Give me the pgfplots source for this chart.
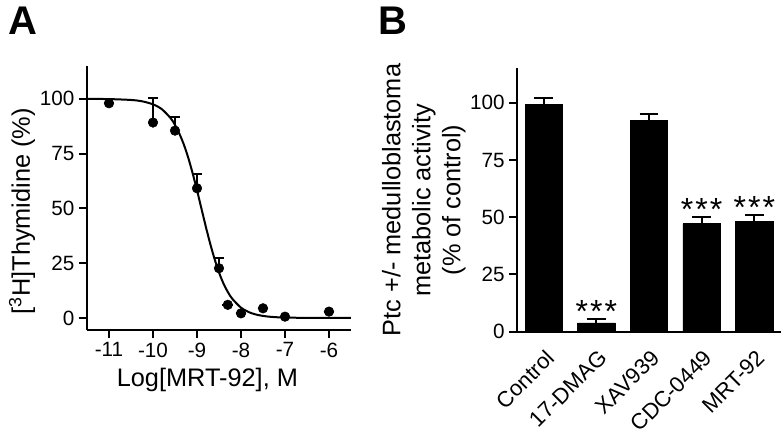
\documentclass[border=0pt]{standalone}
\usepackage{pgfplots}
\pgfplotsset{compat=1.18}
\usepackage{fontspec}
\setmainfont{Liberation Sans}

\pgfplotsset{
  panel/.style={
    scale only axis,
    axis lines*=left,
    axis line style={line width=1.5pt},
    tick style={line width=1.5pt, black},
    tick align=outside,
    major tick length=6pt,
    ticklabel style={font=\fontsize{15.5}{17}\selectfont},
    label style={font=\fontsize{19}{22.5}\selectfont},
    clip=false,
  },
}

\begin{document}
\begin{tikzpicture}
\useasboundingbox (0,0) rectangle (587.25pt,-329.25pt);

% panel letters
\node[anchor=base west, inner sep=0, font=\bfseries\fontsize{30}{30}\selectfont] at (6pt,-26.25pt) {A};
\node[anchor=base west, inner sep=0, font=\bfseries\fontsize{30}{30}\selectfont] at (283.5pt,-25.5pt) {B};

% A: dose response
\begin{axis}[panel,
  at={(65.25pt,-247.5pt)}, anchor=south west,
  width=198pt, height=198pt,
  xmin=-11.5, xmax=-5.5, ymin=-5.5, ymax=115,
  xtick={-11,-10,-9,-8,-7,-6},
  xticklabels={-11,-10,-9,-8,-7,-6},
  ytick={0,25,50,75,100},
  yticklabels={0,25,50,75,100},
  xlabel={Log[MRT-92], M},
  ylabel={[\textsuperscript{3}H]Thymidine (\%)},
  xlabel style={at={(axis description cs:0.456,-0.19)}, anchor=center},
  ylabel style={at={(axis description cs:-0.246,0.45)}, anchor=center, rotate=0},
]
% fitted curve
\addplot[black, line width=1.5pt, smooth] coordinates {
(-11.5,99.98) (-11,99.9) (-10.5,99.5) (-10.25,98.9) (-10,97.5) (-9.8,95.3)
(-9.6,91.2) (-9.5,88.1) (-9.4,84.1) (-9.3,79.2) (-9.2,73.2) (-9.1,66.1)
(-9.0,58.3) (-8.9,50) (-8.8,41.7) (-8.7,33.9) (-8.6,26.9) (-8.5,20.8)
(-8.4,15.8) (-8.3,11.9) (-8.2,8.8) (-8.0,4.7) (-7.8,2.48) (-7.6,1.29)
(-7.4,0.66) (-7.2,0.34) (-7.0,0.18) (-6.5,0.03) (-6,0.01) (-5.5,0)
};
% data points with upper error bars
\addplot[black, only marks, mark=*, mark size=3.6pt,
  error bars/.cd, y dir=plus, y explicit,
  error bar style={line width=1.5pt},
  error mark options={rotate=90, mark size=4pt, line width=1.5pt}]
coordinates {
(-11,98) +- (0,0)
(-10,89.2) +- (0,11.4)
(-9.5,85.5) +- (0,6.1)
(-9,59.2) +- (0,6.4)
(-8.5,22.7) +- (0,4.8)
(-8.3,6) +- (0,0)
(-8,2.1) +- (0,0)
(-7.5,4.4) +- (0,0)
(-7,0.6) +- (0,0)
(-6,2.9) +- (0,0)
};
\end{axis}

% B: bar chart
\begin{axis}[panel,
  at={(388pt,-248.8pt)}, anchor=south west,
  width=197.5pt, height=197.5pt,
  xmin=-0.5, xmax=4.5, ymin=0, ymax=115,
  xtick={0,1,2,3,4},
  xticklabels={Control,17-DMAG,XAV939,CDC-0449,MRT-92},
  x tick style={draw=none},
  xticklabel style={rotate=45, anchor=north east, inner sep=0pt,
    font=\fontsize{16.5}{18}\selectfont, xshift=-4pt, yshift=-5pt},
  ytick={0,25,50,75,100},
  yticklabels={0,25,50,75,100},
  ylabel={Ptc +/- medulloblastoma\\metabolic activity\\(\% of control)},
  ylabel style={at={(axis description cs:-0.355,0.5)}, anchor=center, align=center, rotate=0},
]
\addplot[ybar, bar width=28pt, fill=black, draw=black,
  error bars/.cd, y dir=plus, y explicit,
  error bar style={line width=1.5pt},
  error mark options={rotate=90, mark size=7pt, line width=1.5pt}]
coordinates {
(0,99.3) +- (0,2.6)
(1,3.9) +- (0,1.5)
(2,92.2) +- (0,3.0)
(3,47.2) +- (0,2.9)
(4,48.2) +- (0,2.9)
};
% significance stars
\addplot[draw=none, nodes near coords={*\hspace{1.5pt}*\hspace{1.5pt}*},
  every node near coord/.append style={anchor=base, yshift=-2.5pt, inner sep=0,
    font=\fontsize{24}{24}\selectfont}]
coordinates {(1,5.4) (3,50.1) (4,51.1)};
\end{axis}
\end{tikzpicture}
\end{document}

What is being asked =>
Repeat the data exactly, dropping every picture it holds.

Task output =>
Give me the pgfplots source for this chart.
\documentclass[border=0pt]{standalone}
\usepackage{pgfplots}
\pgfplotsset{compat=1.18}
\usepackage{fontspec}
\setmainfont{Liberation Sans}

\pgfplotsset{
  panel/.style={
    scale only axis,
    axis lines*=left,
    axis line style={line width=1.5pt},
    tick style={line width=1.5pt, black},
    tick align=outside,
    major tick length=6pt,
    ticklabel style={font=\fontsize{15.5}{17}\selectfont},
    label style={font=\fontsize{19}{22.5}\selectfont},
    clip=false,
  },
}

\begin{document}
\begin{tikzpicture}
\useasboundingbox (0,0) rectangle (587.25pt,-329.25pt);

% panel letters
\node[anchor=base west, inner sep=0, font=\bfseries\fontsize{30}{30}\selectfont] at (6pt,-26.25pt) {A};
\node[anchor=base west, inner sep=0, font=\bfseries\fontsize{30}{30}\selectfont] at (283.5pt,-25.5pt) {B};

% A: dose response
\begin{axis}[panel,
  at={(65.25pt,-247.5pt)}, anchor=south west,
  width=198pt, height=198pt,
  xmin=-11.5, xmax=-5.5, ymin=-5.5, ymax=115,
  xtick={-11,-10,-9,-8,-7,-6},
  xticklabels={-11,-10,-9,-8,-7,-6},
  ytick={0,25,50,75,100},
  yticklabels={0,25,50,75,100},
  xlabel={Log[MRT-92], M},
  ylabel={[\textsuperscript{3}H]Thymidine (\%)},
  xlabel style={at={(axis description cs:0.456,-0.19)}, anchor=center},
  ylabel style={at={(axis description cs:-0.246,0.45)}, anchor=center, rotate=0},
]
% fitted curve
\addplot[black, line width=1.5pt, smooth] coordinates {
(-11.5,99.98) (-11,99.9) (-10.5,99.5) (-10.25,98.9) (-10,97.5) (-9.8,95.3)
(-9.6,91.2) (-9.5,88.1) (-9.4,84.1) (-9.3,79.2) (-9.2,73.2) (-9.1,66.1)
(-9.0,58.3) (-8.9,50) (-8.8,41.7) (-8.7,33.9) (-8.6,26.9) (-8.5,20.8)
(-8.4,15.8) (-8.3,11.9) (-8.2,8.8) (-8.0,4.7) (-7.8,2.48) (-7.6,1.29)
(-7.4,0.66) (-7.2,0.34) (-7.0,0.18) (-6.5,0.03) (-6,0.01) (-5.5,0)
};
% data points with upper error bars
\addplot[black, only marks, mark=*, mark size=3.6pt,
  error bars/.cd, y dir=plus, y explicit,
  error bar style={line width=1.5pt},
  error mark options={rotate=90, mark size=4pt, line width=1.5pt}]
coordinates {
(-11,98) +- (0,0)
(-10,89.2) +- (0,11.4)
(-9.5,85.5) +- (0,6.1)
(-9,59.2) +- (0,6.4)
(-8.5,22.7) +- (0,4.8)
(-8.3,6) +- (0,0)
(-8,2.1) +- (0,0)
(-7.5,4.4) +- (0,0)
(-7,0.6) +- (0,0)
(-6,2.9) +- (0,0)
};
\end{axis}

% B: bar chart
\begin{axis}[panel,
  at={(388pt,-248.8pt)}, anchor=south west,
  width=197.5pt, height=197.5pt,
  xmin=-0.5, xmax=4.5, ymin=0, ymax=115,
  xtick={0,1,2,3,4},
  xticklabels={Control,17-DMAG,XAV939,CDC-0449,MRT-92},
  x tick style={draw=none},
  xticklabel style={rotate=45, anchor=north east, inner sep=0pt,
    font=\fontsize{16.5}{18}\selectfont, xshift=-4pt, yshift=-5pt},
  ytick={0,25,50,75,100},
  yticklabels={0,25,50,75,100},
  ylabel={Ptc +/- medulloblastoma\\metabolic activity\\(\% of control)},
  ylabel style={at={(axis description cs:-0.355,0.5)}, anchor=center, align=center, rotate=0},
]
\addplot[ybar, bar width=28pt, fill=black, draw=black,
  error bars/.cd, y dir=plus, y explicit,
  error bar style={line width=1.5pt},
  error mark options={rotate=90, mark size=7pt, line width=1.5pt}]
coordinates {
(0,99.3) +- (0,2.6)
(1,3.9) +- (0,1.5)
(2,92.2) +- (0,3.0)
(3,47.2) +- (0,2.9)
(4,48.2) +- (0,2.9)
};
% significance stars
\addplot[draw=none, nodes near coords={*\hspace{1.5pt}*\hspace{1.5pt}*},
  every node near coord/.append style={anchor=base, yshift=-2.5pt, inner sep=0,
    font=\fontsize{24}{24}\selectfont}]
coordinates {(1,5.4) (3,50.1) (4,51.1)};
\end{axis}
\end{tikzpicture}
\end{document}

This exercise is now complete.